Collected data
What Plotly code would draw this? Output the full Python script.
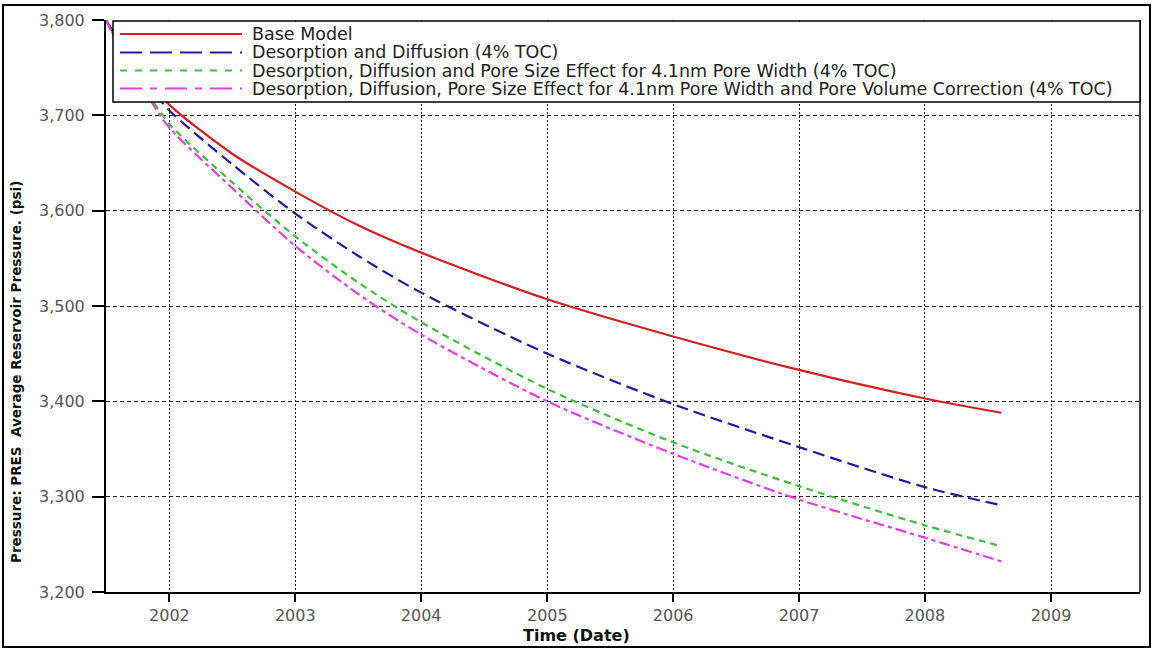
import plotly.graph_objects as go

# ---- data -------------------------------------------------------------
dates = ["2001-07-01", "2001-09-01", "2001-11-01", "2002-01-01", "2002-07-01",
         "2003-01-01", "2003-07-01", "2004-01-01", "2005-01-01", "2006-01-01",
         "2007-01-01", "2008-01-01", "2008-08-10"]

base_model = [3800, 3764, 3736, 3711, 3660, 3620, 3585, 3556, 3507, 3468, 3433, 3403, 3388]
desorption_diffusion = [3800, 3761, 3731, 3705, 3649, 3597, 3553, 3514, 3450, 3397, 3352, 3310, 3291]
pore_size_effect = [3800, 3757, 3722, 3691, 3630, 3573, 3525, 3483, 3413, 3357, 3311, 3270, 3248]
pore_volume_corr = [3800, 3755, 3719, 3687, 3624, 3563, 3513, 3470, 3400, 3345, 3297, 3257, 3232]

series_names = [
    "Base Model",
    "Desorption and Diffusion (4% TOC)",
    "Desorption, Diffusion and Pore Size Effect for 4.1nm Pore Width (4% TOC)",
    "Desorption, Diffusion, Pore Size Effect for 4.1nm Pore Width and Pore Volume Correction (4% TOC)",
]
series_values = [base_model, desorption_diffusion, pore_size_effect, pore_volume_corr]
series_colors = ["#d02020", "#1c1c9c", "#3cbf3c", "#e040e0"]
line_dashes = ["solid", "12px,6px", "7px,5px", "11px,4px,4px,4px"]
legend_dashes = ["solid", "22px,8px", "7px,8px", "22px,8px,7px,8px"]

y_ticks = [3200, 3300, 3400, 3500, 3600, 3700, 3800]

# ---- geometry of the page ----------------------------------------------
W, H = 1153, 650
L, R, T, B = 106, 13, 20, 58
PW, PH = W - L - R, H - T - B


def px_x(px):
    return (px - L) / PW


def px_y(py):
    return (H - B - py) / PH


fig = go.Figure()

for name, vals, col, dash in zip(series_names, series_values, series_colors, line_dashes):
    fig.add_trace(go.Scatter(
        x=dates, y=vals, name=name, mode="lines",
        line=dict(color=col, width=2.2, dash=dash, shape="spline", smoothing=0.8),
        showlegend=False,
    ))

tick_font = dict(family="DejaVu Sans", size=16, color="#555555")

fig.update_xaxes(
    type="date",
    range=["2001-07-01", "2009-09-16"],
    tick0="2002-01-01", dtick="M12", tickformat="%Y",
    showline=True, linecolor="black", linewidth=2,
    ticks="outside", ticklen=8, tickwidth=2, tickcolor="black",
    showgrid=True, gridcolor="#222222", gridwidth=1, griddash="2px,2px",
    tickfont=tick_font, ticklabelstandoff=0,
    zeroline=False,
)
fig.update_yaxes(
    range=[3200, 3800],
    tickvals=y_ticks, tickformat=",",
    showline=True, linecolor="black", linewidth=2,
    ticks="outside", ticklen=12, tickwidth=2, tickcolor="black",
    showgrid=True, gridcolor="#222222", gridwidth=1, griddash="4px,3px",
    tickfont=tick_font, ticklabelstandoff=4,
    zeroline=False,
)

shapes = []
# right border of the plotting area
shapes.append(dict(type="line", xref="paper", yref="paper", x0=1, x1=1, y0=0, y1=1,
                   line=dict(color="black", width=1.5), layer="above"))
# outer frame of the page
shapes.append(dict(type="rect", xref="paper", yref="paper",
                   x0=px_x(3), x1=px_x(1150), y0=px_y(647), y1=px_y(5),
                   line=dict(color="black", width=2), fillcolor="rgba(0,0,0,0)", layer="above"))
# legend box
shapes.append(dict(type="rect", xref="paper", yref="paper",
                   x0=px_x(113), x1=px_x(1140), y0=px_y(102), y1=px_y(21),
                   line=dict(color="black", width=1.5), fillcolor="white", layer="above"))

annotations = []
row_y = [34, 52.5, 70.5, 88.5]
for name, col, dash, ry in zip(series_names, series_colors, legend_dashes, row_y):
    shapes.append(dict(type="line", xref="paper", yref="paper",
                       x0=px_x(120), x1=px_x(242), y0=px_y(ry), y1=px_y(ry),
                       line=dict(color=col, width=2, dash=dash), layer="above"))
    annotations.append(dict(xref="paper", yref="paper", x=px_x(250), y=px_y(ry),
                            xanchor="left", yanchor="middle", showarrow=False,
                            text=name, font=dict(family="DejaVu Sans", size=17.5, color="#222222")))

# axis titles
annotations.append(dict(xref="paper", yref="paper", x=px_x(576), y=px_y(635),
                        xanchor="center", yanchor="middle", showarrow=False,
                        text="<b>Time (Date)</b>",
                        font=dict(family="DejaVu Sans", size=16, color="#111111")))
annotations.append(dict(xref="paper", yref="paper", x=px_x(16), y=px_y(372),
                        xanchor="center", yanchor="middle", showarrow=False, textangle=-90,
                        text="<b>Pressure: PRES\u00a0 Average Reservoir Pressure. (psi)</b>",
                        font=dict(family="DejaVu Sans", size=13.5, color="#111111")))

fig.update_layout(
    width=W, height=H,
    margin=dict(l=L, r=R, t=T, b=B),
    paper_bgcolor="white", plot_bgcolor="white",
    shapes=shapes, annotations=annotations,
    showlegend=False,
)

fig.write_html("out.html")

What is expected
Copy exactly the lines running from the beginning of the listing through the line that has "3297, 3257, 3232]". Drop the pictures.

Written solution
What Plotly code would draw this? Output the full Python script.
import plotly.graph_objects as go

# ---- data -------------------------------------------------------------
dates = ["2001-07-01", "2001-09-01", "2001-11-01", "2002-01-01", "2002-07-01",
         "2003-01-01", "2003-07-01", "2004-01-01", "2005-01-01", "2006-01-01",
         "2007-01-01", "2008-01-01", "2008-08-10"]

base_model = [3800, 3764, 3736, 3711, 3660, 3620, 3585, 3556, 3507, 3468, 3433, 3403, 3388]
desorption_diffusion = [3800, 3761, 3731, 3705, 3649, 3597, 3553, 3514, 3450, 3397, 3352, 3310, 3291]
pore_size_effect = [3800, 3757, 3722, 3691, 3630, 3573, 3525, 3483, 3413, 3357, 3311, 3270, 3248]
pore_volume_corr = [3800, 3755, 3719, 3687, 3624, 3563, 3513, 3470, 3400, 3345, 3297, 3257, 3232]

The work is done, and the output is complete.